Copy each line below in which the string "with" occurs.

Input records>

────────────────────────────────────────

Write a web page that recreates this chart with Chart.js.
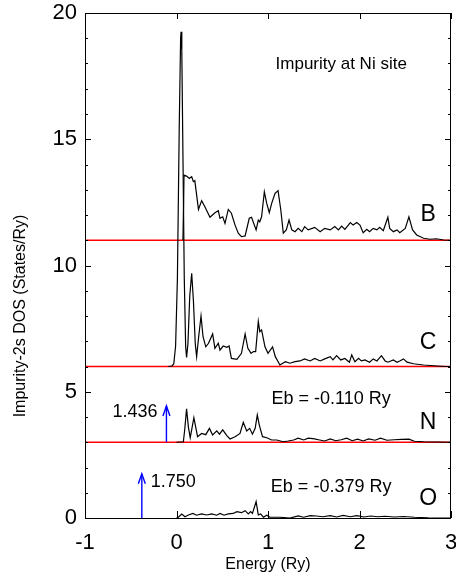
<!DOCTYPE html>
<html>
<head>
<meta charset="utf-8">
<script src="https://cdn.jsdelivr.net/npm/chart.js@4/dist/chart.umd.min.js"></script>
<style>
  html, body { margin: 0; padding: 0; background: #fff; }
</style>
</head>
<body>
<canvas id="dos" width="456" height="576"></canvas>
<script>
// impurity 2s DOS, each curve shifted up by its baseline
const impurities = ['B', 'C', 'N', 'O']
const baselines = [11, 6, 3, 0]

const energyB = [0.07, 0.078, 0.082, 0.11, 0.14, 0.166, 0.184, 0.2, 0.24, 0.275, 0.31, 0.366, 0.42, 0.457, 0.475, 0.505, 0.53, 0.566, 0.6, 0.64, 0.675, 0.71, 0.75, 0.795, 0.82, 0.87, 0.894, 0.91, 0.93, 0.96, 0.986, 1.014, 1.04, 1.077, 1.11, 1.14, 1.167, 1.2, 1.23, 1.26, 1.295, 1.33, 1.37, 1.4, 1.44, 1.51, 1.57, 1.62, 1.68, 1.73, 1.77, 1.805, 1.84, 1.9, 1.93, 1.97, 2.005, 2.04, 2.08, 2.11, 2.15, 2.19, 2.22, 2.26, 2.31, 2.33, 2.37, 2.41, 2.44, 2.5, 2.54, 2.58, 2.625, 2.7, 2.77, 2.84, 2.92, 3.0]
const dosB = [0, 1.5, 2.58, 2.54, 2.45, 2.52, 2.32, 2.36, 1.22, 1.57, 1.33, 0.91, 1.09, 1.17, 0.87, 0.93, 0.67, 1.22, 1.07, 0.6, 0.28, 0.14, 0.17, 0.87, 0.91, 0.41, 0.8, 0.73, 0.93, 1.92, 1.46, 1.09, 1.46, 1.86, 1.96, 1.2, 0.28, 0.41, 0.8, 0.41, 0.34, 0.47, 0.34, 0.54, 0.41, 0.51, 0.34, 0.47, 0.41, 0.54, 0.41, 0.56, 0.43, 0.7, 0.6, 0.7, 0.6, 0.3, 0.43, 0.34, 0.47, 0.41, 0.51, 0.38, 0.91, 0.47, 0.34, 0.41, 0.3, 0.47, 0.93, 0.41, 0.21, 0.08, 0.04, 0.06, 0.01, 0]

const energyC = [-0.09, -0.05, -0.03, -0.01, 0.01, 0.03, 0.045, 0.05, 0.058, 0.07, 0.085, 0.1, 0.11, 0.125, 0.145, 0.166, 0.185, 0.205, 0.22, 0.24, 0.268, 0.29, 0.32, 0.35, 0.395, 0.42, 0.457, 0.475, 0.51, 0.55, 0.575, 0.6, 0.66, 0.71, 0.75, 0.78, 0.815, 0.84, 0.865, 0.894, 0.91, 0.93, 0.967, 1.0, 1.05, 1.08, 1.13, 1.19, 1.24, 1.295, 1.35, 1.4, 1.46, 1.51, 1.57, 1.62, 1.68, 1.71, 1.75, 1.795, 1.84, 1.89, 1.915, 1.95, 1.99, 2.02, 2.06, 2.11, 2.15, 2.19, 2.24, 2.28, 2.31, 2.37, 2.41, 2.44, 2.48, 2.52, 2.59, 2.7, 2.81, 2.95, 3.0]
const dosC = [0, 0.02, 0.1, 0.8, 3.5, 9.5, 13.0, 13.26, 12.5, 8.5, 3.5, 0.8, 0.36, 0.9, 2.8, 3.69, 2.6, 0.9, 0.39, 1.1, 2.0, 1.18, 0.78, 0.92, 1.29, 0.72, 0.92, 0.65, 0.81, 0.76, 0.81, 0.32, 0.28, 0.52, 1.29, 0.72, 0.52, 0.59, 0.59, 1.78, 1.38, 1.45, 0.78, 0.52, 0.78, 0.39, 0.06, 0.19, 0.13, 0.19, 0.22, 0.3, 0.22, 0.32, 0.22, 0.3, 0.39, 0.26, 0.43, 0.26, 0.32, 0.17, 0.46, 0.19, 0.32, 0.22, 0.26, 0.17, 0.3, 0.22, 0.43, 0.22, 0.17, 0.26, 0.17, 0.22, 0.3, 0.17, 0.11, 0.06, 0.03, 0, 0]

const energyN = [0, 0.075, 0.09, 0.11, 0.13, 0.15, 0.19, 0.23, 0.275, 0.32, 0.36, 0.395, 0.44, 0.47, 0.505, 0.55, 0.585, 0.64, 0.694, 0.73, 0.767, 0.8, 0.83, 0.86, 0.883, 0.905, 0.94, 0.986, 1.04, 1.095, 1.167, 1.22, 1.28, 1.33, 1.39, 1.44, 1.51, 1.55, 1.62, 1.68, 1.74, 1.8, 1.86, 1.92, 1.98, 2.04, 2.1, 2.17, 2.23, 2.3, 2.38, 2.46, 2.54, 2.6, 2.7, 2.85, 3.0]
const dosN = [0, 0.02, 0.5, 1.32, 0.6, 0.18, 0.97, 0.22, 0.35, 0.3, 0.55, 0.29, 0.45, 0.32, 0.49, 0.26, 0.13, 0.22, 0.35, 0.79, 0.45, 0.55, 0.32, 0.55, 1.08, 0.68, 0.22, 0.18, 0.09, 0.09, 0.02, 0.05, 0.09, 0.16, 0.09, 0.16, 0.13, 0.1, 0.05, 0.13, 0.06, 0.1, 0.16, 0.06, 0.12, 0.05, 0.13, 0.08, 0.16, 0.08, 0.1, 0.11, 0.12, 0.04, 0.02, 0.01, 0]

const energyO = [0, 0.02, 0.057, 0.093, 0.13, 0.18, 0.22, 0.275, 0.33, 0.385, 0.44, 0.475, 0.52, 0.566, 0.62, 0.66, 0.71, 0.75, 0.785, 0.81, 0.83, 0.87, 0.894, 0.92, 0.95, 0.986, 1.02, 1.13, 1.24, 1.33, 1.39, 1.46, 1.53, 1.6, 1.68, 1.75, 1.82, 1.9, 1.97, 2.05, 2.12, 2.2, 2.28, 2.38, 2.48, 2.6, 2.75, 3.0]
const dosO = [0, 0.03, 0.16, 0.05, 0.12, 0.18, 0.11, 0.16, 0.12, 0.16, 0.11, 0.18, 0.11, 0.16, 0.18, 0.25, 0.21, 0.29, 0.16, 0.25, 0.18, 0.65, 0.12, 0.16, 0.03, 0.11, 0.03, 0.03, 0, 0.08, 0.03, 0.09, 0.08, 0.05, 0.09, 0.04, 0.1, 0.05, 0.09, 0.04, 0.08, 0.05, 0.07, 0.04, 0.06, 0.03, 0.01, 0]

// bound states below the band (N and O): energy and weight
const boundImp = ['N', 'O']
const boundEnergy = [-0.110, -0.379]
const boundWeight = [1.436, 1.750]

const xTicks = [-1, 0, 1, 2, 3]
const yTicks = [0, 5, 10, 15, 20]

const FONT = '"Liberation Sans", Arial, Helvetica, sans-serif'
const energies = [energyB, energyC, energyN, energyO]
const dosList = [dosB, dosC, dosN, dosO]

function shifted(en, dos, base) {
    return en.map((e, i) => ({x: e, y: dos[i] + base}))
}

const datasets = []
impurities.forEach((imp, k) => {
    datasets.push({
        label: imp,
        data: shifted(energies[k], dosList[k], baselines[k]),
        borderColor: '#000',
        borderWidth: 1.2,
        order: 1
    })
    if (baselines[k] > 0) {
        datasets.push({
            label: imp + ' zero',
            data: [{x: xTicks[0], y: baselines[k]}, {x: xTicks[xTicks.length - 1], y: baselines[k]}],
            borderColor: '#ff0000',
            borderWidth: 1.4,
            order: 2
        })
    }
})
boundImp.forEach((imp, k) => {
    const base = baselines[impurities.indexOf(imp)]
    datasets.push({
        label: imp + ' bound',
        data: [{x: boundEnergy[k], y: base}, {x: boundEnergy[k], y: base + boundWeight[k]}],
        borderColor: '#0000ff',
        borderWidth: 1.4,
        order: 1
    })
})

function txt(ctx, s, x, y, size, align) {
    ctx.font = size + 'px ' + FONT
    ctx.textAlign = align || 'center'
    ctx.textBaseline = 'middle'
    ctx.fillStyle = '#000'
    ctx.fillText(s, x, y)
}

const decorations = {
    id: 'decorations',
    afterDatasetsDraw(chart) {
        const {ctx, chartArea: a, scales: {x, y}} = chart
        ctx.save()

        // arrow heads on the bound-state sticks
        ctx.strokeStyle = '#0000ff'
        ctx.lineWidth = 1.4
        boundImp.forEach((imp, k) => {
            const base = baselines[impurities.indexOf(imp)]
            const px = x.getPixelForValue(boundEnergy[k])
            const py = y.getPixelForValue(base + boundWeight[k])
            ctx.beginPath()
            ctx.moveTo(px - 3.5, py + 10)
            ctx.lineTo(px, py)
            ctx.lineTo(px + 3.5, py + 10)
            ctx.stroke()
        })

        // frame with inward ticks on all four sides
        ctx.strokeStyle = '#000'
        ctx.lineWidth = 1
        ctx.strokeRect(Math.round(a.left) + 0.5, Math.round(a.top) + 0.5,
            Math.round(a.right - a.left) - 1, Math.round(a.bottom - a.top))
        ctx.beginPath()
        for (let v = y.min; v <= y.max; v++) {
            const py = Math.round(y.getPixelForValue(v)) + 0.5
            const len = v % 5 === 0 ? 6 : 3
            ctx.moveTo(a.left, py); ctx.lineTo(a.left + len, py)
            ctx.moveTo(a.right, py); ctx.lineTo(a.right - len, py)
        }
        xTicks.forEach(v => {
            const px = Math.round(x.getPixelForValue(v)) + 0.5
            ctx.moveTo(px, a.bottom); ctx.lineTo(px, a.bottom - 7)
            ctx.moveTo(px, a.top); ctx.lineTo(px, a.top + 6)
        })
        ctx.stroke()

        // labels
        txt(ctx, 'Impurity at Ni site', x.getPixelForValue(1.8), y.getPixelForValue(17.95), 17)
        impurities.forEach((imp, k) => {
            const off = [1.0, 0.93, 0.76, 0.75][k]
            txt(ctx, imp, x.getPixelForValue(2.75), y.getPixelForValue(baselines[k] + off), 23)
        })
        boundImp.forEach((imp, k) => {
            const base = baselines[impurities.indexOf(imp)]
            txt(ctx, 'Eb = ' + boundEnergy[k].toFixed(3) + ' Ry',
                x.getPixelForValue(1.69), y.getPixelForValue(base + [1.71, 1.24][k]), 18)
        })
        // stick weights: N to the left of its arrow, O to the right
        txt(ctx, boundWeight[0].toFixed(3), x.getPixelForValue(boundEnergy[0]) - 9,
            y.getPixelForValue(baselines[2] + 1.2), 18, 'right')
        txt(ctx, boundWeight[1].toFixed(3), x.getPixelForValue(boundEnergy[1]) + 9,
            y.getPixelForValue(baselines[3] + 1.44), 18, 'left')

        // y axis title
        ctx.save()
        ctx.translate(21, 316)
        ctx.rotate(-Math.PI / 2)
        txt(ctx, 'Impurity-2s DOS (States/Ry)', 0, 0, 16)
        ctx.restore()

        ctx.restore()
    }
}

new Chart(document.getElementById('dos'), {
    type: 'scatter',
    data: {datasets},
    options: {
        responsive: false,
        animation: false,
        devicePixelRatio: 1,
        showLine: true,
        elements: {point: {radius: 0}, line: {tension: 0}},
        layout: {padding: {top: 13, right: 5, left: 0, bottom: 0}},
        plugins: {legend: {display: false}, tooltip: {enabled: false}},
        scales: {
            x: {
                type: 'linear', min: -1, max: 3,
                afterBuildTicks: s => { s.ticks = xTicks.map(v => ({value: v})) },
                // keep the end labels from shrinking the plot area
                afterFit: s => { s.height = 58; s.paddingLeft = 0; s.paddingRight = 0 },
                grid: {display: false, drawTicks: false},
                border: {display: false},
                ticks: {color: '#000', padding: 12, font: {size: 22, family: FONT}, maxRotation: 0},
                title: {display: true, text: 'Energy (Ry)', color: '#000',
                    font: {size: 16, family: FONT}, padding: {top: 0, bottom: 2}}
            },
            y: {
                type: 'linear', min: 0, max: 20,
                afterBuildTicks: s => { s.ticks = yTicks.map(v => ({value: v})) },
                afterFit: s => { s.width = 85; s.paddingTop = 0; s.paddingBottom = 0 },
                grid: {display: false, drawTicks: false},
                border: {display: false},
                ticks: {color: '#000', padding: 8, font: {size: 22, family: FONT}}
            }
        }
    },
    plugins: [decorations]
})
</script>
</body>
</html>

────────────────────────────────────────

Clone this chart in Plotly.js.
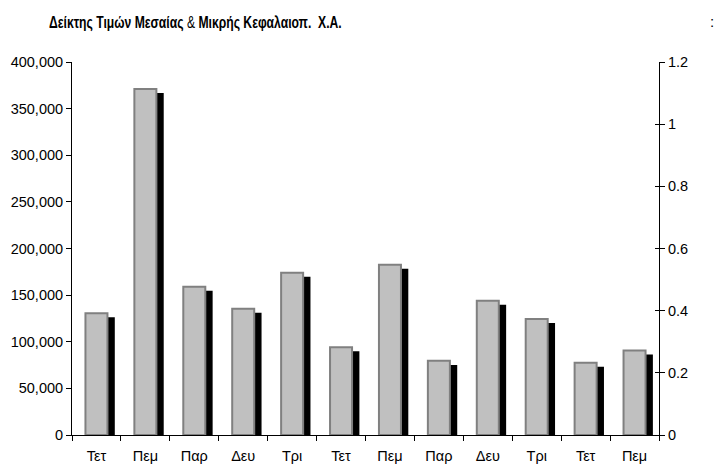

────────────────────────────────────────

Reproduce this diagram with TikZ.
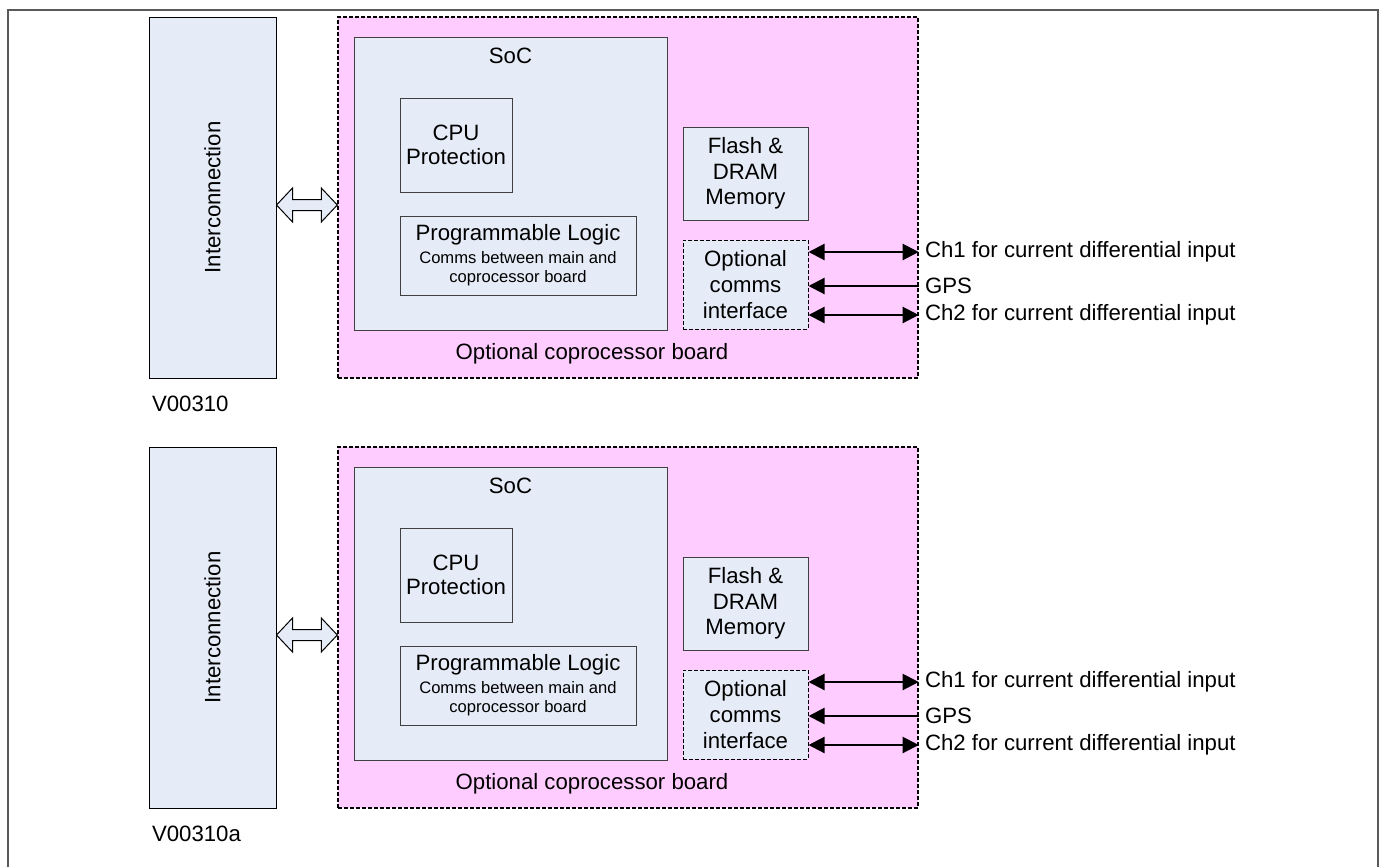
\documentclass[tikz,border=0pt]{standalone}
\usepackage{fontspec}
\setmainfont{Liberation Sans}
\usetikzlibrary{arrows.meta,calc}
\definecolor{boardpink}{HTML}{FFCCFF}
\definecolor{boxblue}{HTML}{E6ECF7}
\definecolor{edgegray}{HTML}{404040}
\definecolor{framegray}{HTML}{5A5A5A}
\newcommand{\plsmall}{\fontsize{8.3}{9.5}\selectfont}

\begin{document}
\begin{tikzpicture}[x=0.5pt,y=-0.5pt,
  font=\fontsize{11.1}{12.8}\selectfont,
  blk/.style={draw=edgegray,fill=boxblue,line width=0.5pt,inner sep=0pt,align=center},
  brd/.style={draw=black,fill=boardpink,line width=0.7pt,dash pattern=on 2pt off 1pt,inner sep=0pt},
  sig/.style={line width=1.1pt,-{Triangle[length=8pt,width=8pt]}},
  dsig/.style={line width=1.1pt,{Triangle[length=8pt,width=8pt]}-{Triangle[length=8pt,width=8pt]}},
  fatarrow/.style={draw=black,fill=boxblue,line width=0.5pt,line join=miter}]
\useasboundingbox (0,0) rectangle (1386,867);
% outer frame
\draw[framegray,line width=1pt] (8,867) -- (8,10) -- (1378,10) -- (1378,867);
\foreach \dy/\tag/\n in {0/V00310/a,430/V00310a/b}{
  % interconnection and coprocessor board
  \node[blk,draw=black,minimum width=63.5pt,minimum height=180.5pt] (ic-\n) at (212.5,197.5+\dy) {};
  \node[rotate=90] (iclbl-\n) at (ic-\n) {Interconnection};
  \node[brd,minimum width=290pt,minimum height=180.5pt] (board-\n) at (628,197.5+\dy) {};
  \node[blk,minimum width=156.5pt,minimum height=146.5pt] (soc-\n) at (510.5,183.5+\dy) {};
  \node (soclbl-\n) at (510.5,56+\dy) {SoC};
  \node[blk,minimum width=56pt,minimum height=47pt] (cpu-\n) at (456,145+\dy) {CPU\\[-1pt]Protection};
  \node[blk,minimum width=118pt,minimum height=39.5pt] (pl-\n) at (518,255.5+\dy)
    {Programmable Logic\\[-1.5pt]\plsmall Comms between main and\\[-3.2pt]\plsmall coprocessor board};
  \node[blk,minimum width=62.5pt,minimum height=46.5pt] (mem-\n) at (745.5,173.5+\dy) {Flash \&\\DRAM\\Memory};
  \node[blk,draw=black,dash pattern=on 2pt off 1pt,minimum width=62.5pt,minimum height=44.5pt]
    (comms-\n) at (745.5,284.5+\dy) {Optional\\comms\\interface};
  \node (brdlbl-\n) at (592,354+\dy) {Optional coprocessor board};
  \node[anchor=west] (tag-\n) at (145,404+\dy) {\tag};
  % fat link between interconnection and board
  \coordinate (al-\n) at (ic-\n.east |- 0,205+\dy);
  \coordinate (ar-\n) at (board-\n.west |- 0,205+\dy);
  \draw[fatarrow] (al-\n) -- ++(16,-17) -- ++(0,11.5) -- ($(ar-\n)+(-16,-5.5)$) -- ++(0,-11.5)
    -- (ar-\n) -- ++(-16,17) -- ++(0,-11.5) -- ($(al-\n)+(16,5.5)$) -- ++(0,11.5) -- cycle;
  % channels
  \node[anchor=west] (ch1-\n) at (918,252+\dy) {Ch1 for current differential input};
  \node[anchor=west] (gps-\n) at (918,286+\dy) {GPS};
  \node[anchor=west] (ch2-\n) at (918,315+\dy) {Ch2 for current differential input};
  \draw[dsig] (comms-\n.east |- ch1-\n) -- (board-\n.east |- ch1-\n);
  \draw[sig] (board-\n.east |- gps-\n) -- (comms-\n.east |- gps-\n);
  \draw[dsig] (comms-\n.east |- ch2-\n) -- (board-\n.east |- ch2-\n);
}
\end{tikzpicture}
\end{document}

────────────────────────────────────────

Written solution>
Write a web page that recreates this chart with Chart.js.
        // frame with inward ticks on all four sides
Reproduce this diagram with TikZ.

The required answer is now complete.